La incertidumbre reinante respecto de los resultados electorales del domingo pone en evidencia el desacople existente entre la esfera política y la sociedad civil.
La primera, ocupada por el Gobierno, los partidos, el Congreso, los medios de comunicación y las redes sociales, se muestra desconcertada. Está confundida y a la defensiva. Dedicada a simular números y porcentajes de votación. A anticipar ganadores y perdedores. Lo de siempre.
Por su lado, la sociedad civil, o sea, la vasta organización de clases y grupos, territorios y actores colectivos, movimientos sociales e identidades, hogares y sistemas productivos, comunidades y asociaciones, mercados y consumidores —interconectada de múltiples formas y dotada de una creciente autonomía—, genera su propia esfera de actuación y expresión. Se ha vuelto menos predecible, más individualizada, activa, demandante, diversificada. Con repertorios propios de recursos de acción, consciente de sus necesidades y derechos, y extremadamente voluble frente a la esfera política.

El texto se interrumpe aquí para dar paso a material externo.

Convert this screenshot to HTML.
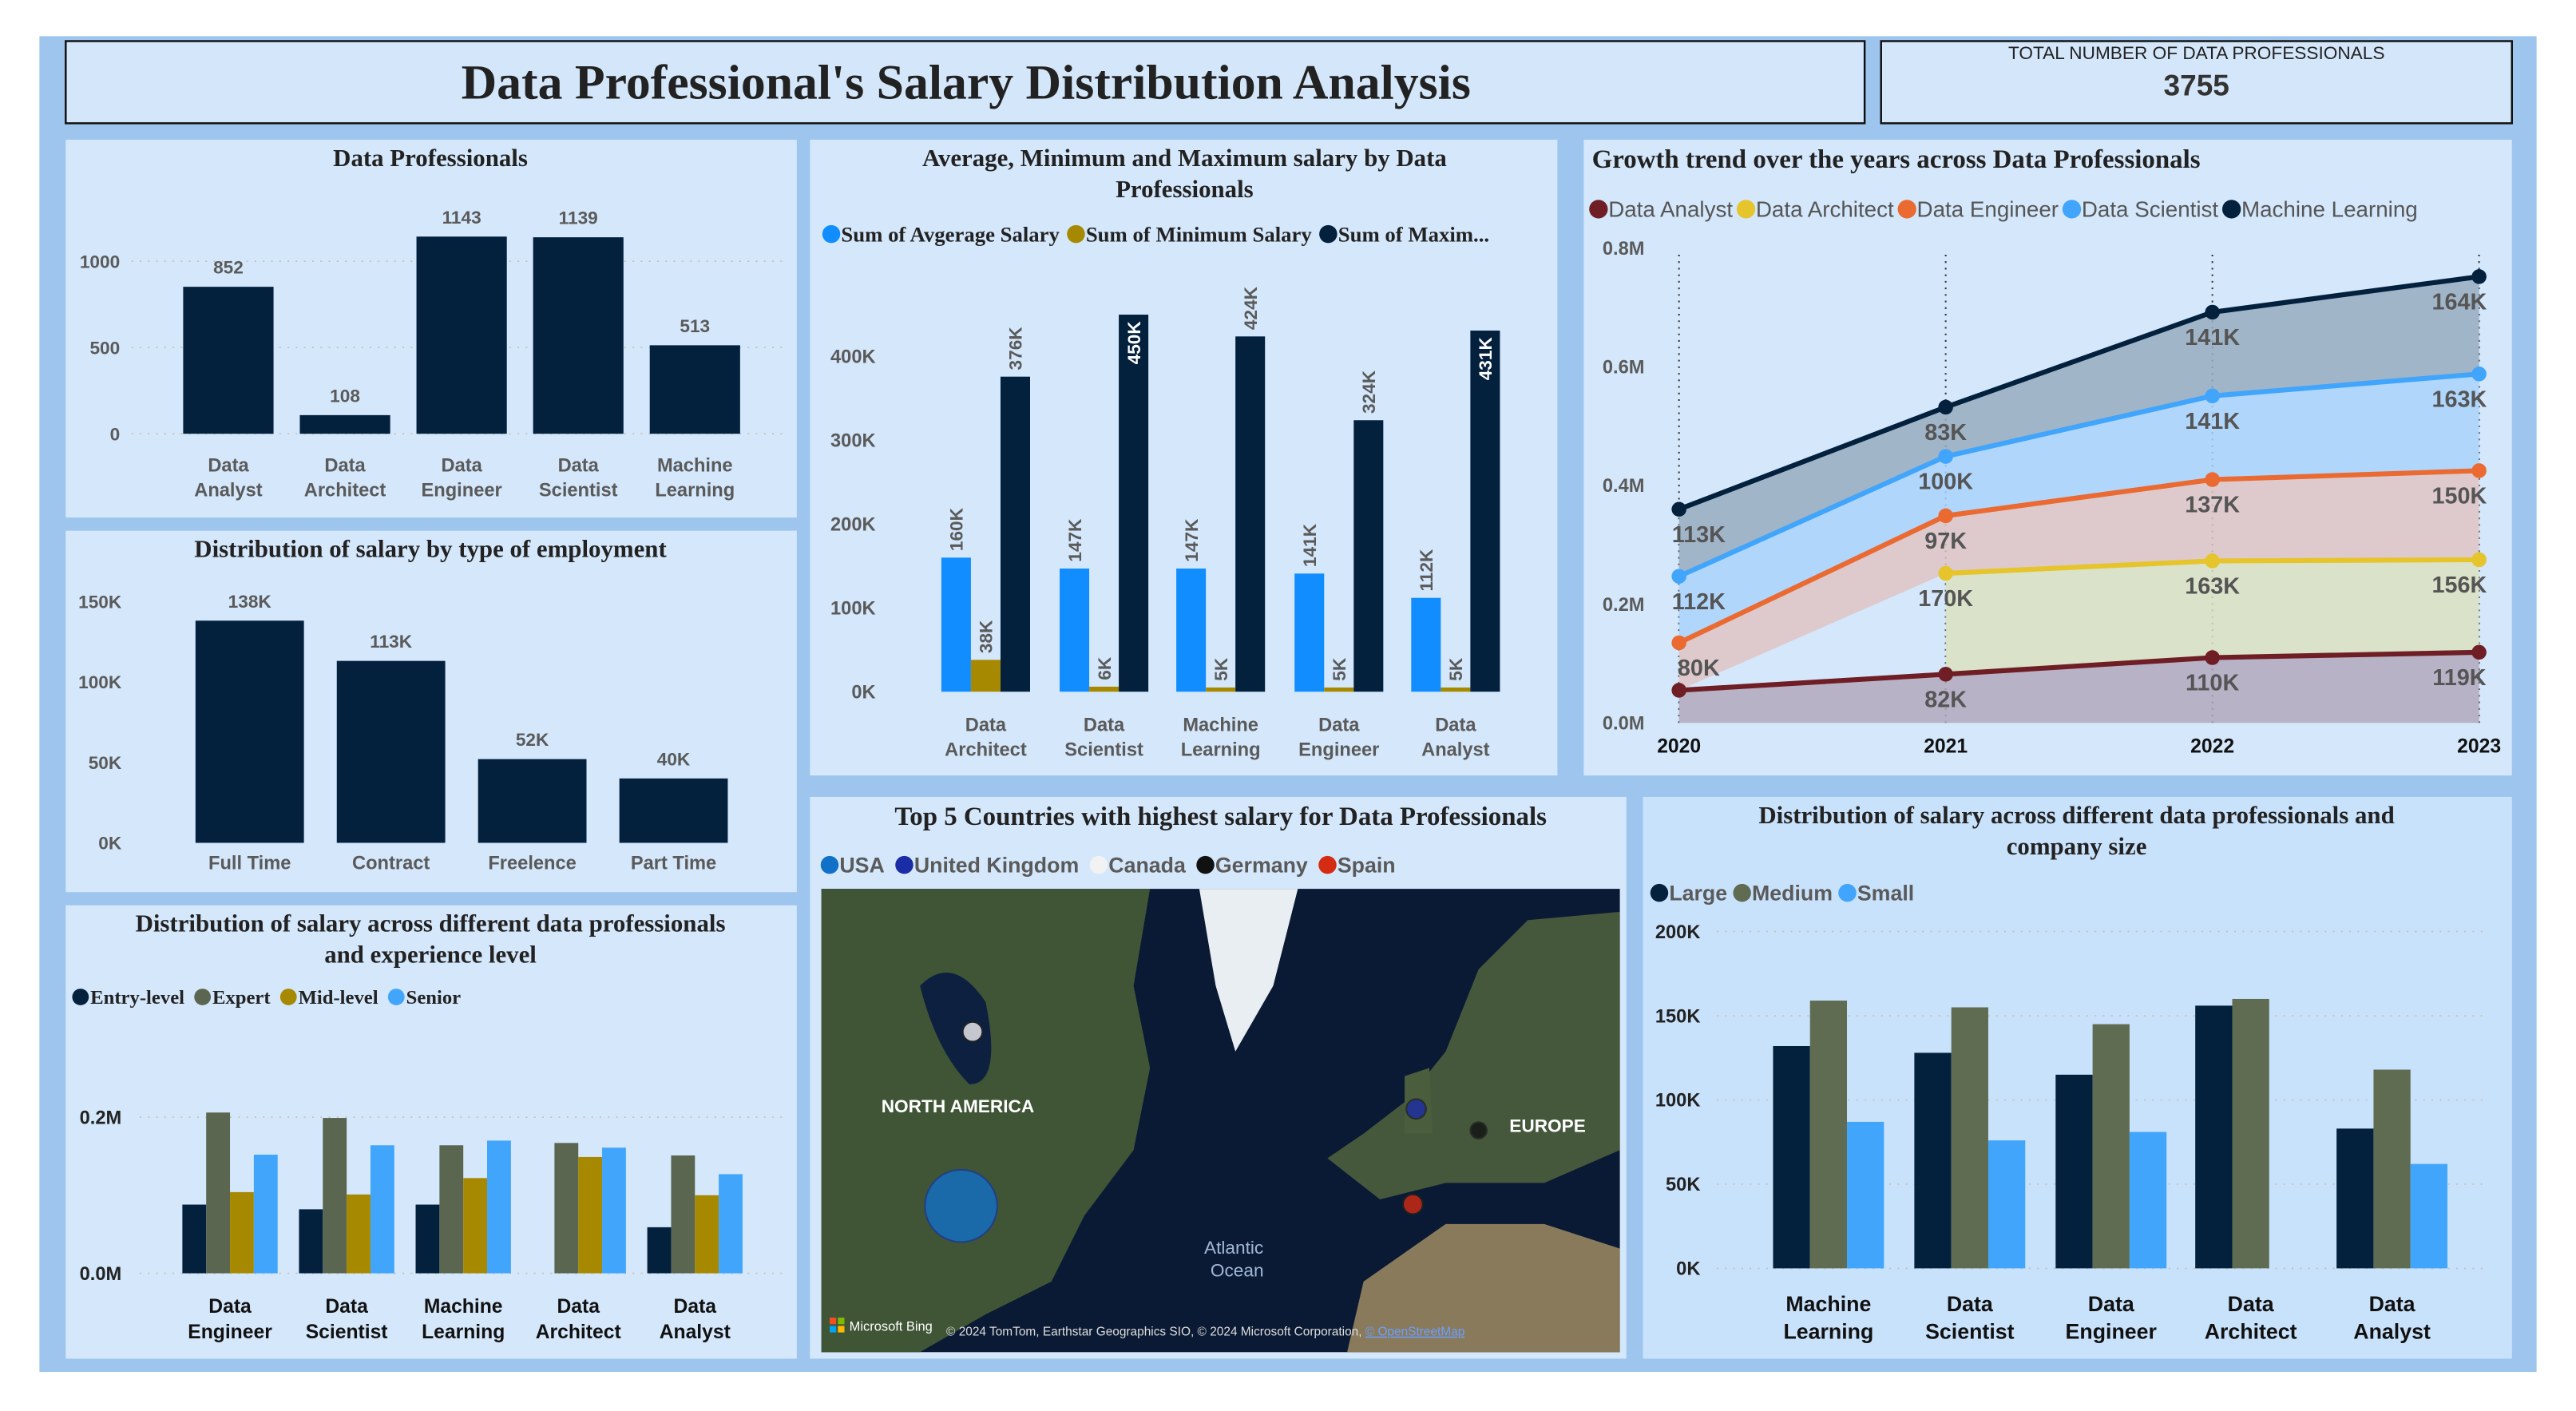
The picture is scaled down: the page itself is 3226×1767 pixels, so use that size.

En efecto, ella puede manifestarse con similar ductilidad a través de grandes movimientos de protesta, como ocurrió en torno al 18-O de 2019; votar por listas del pueblo e independientes radicalizados en la elección de convencionales de mayo de 2021, o rechazar rotundamente la propuesta de aquellos, como hizo el 4-S de 2022. El domingo podría perfectamente inclinarse hacia las derechas, o favorecer las candidaturas más extremas a uno y otro lado del espectro, o producir una suerte de empate que obligue a todas las fuerzas a ponerse de acuerdo.
Como sea, atrás quedan varios mitos: que Chile posee una mayoría natural progresista, que los votantes de centro son el poder dirimente, que las derechas nada más representan a la burguesía y los intereses del gran capital, que el norte es por definición proletario y de izquierdas, que en la sociedad hay un extendido sentimiento antiautoritario, o posneoliberal, o de espontánea solidaridad o de profundo arraigo de los valores democráticos.
La tendencia de la esfera política a leer a la sociedad civil en términos puramente ideológicos, o a relegarla nada más que a los confines de la vida privada, o a creer que la fuerte (y necesariamente contradictoria) modernización experimentada por ella la ha dejado incólume sin dotarla de nuevas capacidades, recursos, identidades, poderes, creencias, valores, comportamientos y desafíos es, sencillamente, un error. Un grave malentendido.
Si las élites de la esfera política no abandonan de una vez por todas esa equivocada aproximación, y no aceptan que hoy la sociedad civil es tan poderosa o más que el Estado, y que ella forma una parte esencial—y no meramente subsidiaria o subalterna— del espacio público y necesita ser integrada a las decisiones, no habrá democracia ni futuro que resista sus demandas, derechos y embates.